The following day our attention shifted away from the art centre to the local rock art. Guided by Betty’s husband Dennis, one of the locals who can speak for country in the immediate vicinity of Kalumburu, we were taken to two sites of local importance. The significance of the imagery and the specific sites were enlivened for us by stories of the lived experience of them for the Bundamurra family. The imagery at these sites occasionally appears in the contemporary art at the art centre, as does much of the rock art of the region. The younger artists in particular replicate Kiro Kiro (Gwion) figures and Wanjina in their work while more experienced painters, who also reference rock art, have become much more experimental in their depictions.

That night we were lucky to watch the older women dancing with a group of excited younger girls to celebrate the end of NAIDOC week. A fire was lit next to the old basketball court in the centre of the community while everybody was painted up with ochre. As the music started an audience slowly drifted in from the shadows. Any residual tiredness left us as we watched the joy on the kids’ faces reflected in the expressions of the older women who, despite logistical difficulties, had managed to pull the event together.

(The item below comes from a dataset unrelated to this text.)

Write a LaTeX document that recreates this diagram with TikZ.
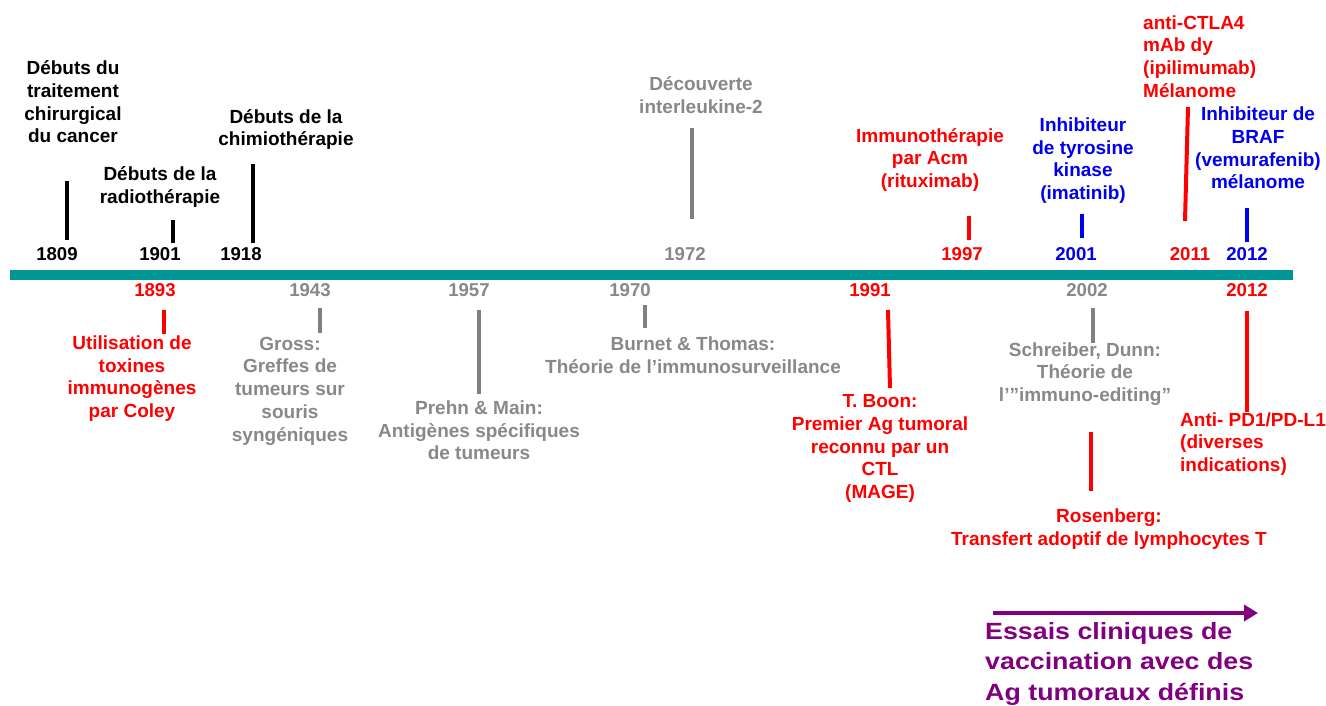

The overwhelming impression remaining from this trip was of the resilience of many of the senior people at Kalumburu, and their hopes for forging a positive future for their families and their community. The role of art-making in this endeavour can’t be under-estimated; its adequate resourcing essential. People are literally calling up a future as well as a past in their painting.  We hope that the short films resulting from this week help to illustrate this for those further afield and go some small way to supporting change.

Our thanks to Marion Shaw for the loan of a vehicle and equipment during our visit, and Annie Irvine for assistance with artist liaison. Also to Indigenous Community Stories (Michelle Broun and Devina McPherson) and the enthusiastic film crew (Jub Clerc, Jason Thomas and Owen Hughes) for partnering with Desert River Sea to make this possible. We’ll keep you notified when the films are edited and uploaded to our website. Meanwhile, go to http://desertriversea.com.au/art-centres/kira-kiro-art-centre to see some of the artwork which originates from this feisty little art centre, in the middle of ‘nowhere’ but at the centre of everything!

And finally, our acknowledgement of the warm welcome and generosity of the people of Kalumburu, particularly Mary Puntji Clement, Mary Teresa Tailor, Betty Bundamurra, Gwen Clarke, Doreen Unghangho, Gertrude Waina, Cathy Bundamurra, Mary Undalghumen, Dennis Bundamurra and Kevin Waina.